Pretraining was evaluated solely on the WebLI dataset; its effectiveness on other pretraining datasets (such as LAION) remains to be verified.
The evaluation is restricted to few-shot classification, leaving extension to other downstream tasks like detection and segmentation for future work.
The buffer is designed within the current batch, meaning batch size could affect context quality. Exploring cross-batch memory buffers is a promising direction.
The method has not been evaluated in combination with recent retrieval-augmented approaches (e.g., support set retrieval in SuS-X).
The learning dynamics of the three temperature parameters are complex. Although robustness under different hyperparameter settings has been validated, the scope remains limited.
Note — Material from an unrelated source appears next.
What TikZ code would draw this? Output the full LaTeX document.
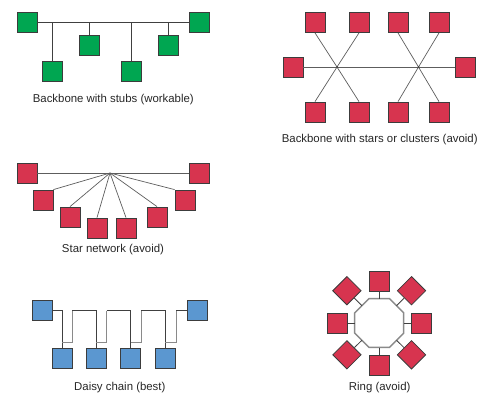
\documentclass[tikz,border=0pt]{standalone}
\usepackage{fontspec}
\setmainfont{Liberation Sans}
\definecolor{boxgreen}{HTML}{00A651}
\definecolor{boxred}{HTML}{D7344F}
\definecolor{boxblue}{HTML}{5B97D0}
\definecolor{edgec}{HTML}{3C3C3C}
\definecolor{wirec}{HTML}{404040}
\definecolor{wirelight}{HTML}{8A8A8A}
\definecolor{labc}{HTML}{262626}
\tikzset{
  dev/.style={rectangle, minimum size=20pt, inner sep=0pt, draw=edgec, line width=0.8pt},
  gbox/.style={dev, fill=boxgreen},
  rbox/.style={dev, fill=boxred},
  bbox/.style={dev, fill=boxblue},
  dbox/.style={rbox, rotate=45},
  wire/.style={draw=wirec, line width=0.8pt},
  wirelt/.style={draw=wirelight, line width=0.9pt},
  spoke/.style={draw=wirec!85, line width=0.7pt},
  ringline/.style={draw=wirelight, line width=1.5pt},
  lab/.style={font=\fontsize{11.4}{13}\selectfont, text=labc, inner sep=0pt}
}
\begin{document}
\begin{tikzpicture}[x=1pt, y=-1pt]
\useasboundingbox (0,0) rectangle (486,394);

% ---------- backbone with stubs ----------
\node[gbox] (bsL) at (27,22) {};
\node[gbox] (bsR) at (199,22) {};
\node[gbox] (bs1) at (52,71) {};
\node[gbox] (bs2) at (89,45.5) {};
\node[gbox] (bs3) at (131,71) {};
\node[gbox] (bs4) at (168,45.5) {};
\draw[wire] (bsL.east) -- (bsR.west);
\foreach \n in {bs1,bs2,bs3,bs4}
  \draw[wire] (\n.north) -- (\n.north |- bsL.east);
\node[lab] (bsT) at (113.3,100) {Backbone with stubs (workable)};

% ---------- backbone with stars ----------
\coordinate (h1) at (337,67);
\coordinate (h2) at (418.5,67);
\node[rbox] (scL) at (293,67) {};
\node[rbox] (scR) at (465,67) {};
\node[rbox] (t1) at (315,22.5) {};
\node[rbox] (t2) at (359,22.5) {};
\node[rbox] (t3) at (398,22.5) {};
\node[rbox] (t4) at (439,22.5) {};
\node[rbox] (u1) at (315,112) {};
\node[rbox] (u2) at (359,112) {};
\node[rbox] (u3) at (398,112) {};
\node[rbox] (u4) at (439,112) {};
\draw[spoke] (scL.east) -- (scR.west);
\draw[spoke] (t1.south) -- (h1) -- (u2.north);
\draw[spoke] (t2.south) -- (h1) -- (u1.north);
\draw[spoke] (t3.south) -- (h2) -- (u4.north);
\draw[spoke] (t4.south) -- (h2) -- (u3.north);
\fill[wirec] (h1) circle (1pt) (h2) circle (1pt);
\node[lab] (scT) at (379.7,140) {Backbone with stars or clusters (avoid)};

% ---------- star network ----------
\coordinate (hub) at (110,173);
\node[rbox] (snL) at (27,173) {};
\node[rbox] (snR) at (199,173) {};
\node[rbox] (sa) at (43,200) {};
\node[rbox] (sb) at (70,217) {};
\node[rbox] (sc) at (97,228) {};
\node[rbox] (sd) at (126,228) {};
\node[rbox] (se) at (157,217) {};
\node[rbox] (sf) at (185,200) {};
\draw[spoke] (snL.east) -- (snR.west);
\draw[spoke] (hub) -- (sa.north east);
\draw[spoke] (hub) -- (sb.north);
\draw[spoke] (hub) -- (sc.north);
\draw[spoke] (hub) -- (sd.north);
\draw[spoke] (hub) -- (se.north);
\draw[spoke] (hub) -- (sf.north west);
\node[lab] (snT) at (113,250) {Star network (avoid)};

% ---------- daisy chain ----------
\node[bbox] (dcL) at (42.3,310.7) {};
\node[bbox] (dcR) at (197,310.7) {};
\node[bbox] (d1) at (62,358.3) {};
\node[bbox] (d2) at (96,358.3) {};
\node[bbox] (d3) at (130.5,358.3) {};
\node[bbox] (d4) at (165,358.3) {};
\coordinate (r1) at (72,310.7);
\coordinate (r2) at (106.5,310.7);
\coordinate (r3) at (141,310.7);
\coordinate (r4) at (176,310.7);
\draw[wire] (dcL.east) -| (d1.north);
\draw[wire] (r1) -| (d2.north);
\draw[wire] (r2) -| (d3.north);
\draw[wire] (r3) -| (d4.north);
\draw[wire] (r4) -- (dcR.west);
\draw[wirelt] ([yshift=5.6pt]d1.north) -| (r1);
\draw[wirelt] ([yshift=5.6pt]d2.north) -| (r2);
\draw[wirelt] ([yshift=5.6pt]d3.north) -| (r3);
\draw[wirelt] ([yshift=5.6pt]d4.north) -| (r4);
\node[lab] (dcT) at (119.8,387.5) {Daisy chain (best)};

% ---------- ring ----------
\coordinate (rc) at (379.2,323);
\draw[ringline] (rc) ++(22.5:26.5)
  \foreach \a in {67.5,112.5,...,337.5} { -- ([shift={(\a:26.5)}]rc) } -- cycle;
\node[rbox] (rgN) at ([shift={(0,-42)}]rc) {};
\node[rbox] (rgS) at ([shift={(0,42.5)}]rc) {};
\node[rbox] (rgW) at ([shift={(-42,0)}]rc) {};
\node[rbox] (rgE) at ([shift={(42,0)}]rc) {};
\node[dbox] (rgNW) at ([shift={(-32.3,-32.3)}]rc) {};
\node[dbox] (rgNE) at ([shift={(32.3,-32.3)}]rc) {};
\node[dbox] (rgSW) at ([shift={(-32.3,31.8)}]rc) {};
\node[dbox] (rgSE) at ([shift={(32.3,31.8)}]rc) {};
\foreach \n/\a in {rgE/0, rgNE/-45, rgN/-90, rgNW/-135, rgW/180, rgSW/135, rgS/90, rgSE/45}
  \draw[wire] ([shift={(\a:24.5)}]rc) -- (\n);
\node[lab] (rgT) at (379.7,387.5) {Ring (avoid)};
\end{tikzpicture}
\end{document}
Consistent with findings in meta-learning: simple metric-based methods often outperform complex optimization-based methods when paired with strong features (similar to the philosophy of ProtoNet and Matching Networks).
The post-training mode is analogous to the "alignment stage" in RLHF—performing target-specific fine-tuning after general pretraining.
Cross-attention contextualization can be viewed as a form of "implicit episodic training," where each batch automatically forms a task.
This provides direct inspiration for scenarios requiring rapid adaptation to novel classes, such as visual retrieval and open-vocabulary detection.

Rating¶

Novelty: ⭐⭐⭐⭐ The core idea is simple yet effective, and challenging a long-held default assumption is valuable; however, cross-attention contextualization itself is not entirely novel.
Experimental Thoroughness: ⭐⭐⭐⭐⭐ Extremely comprehensive, covering 21 datasets, multiple model scales, 6 adaptation methods, and detailed ablation studies.
Writing Quality: ⭐⭐⭐⭐⭐ Clean logical flow. The progression from problem definition to methodology and experimentation is cohesive, and the figures/tables are highly informative.
Value: ⭐⭐⭐⭐⭐ Highly practical, directly improving the few-shot transferability of pretrained models with a simple and easy-to-integrate approach.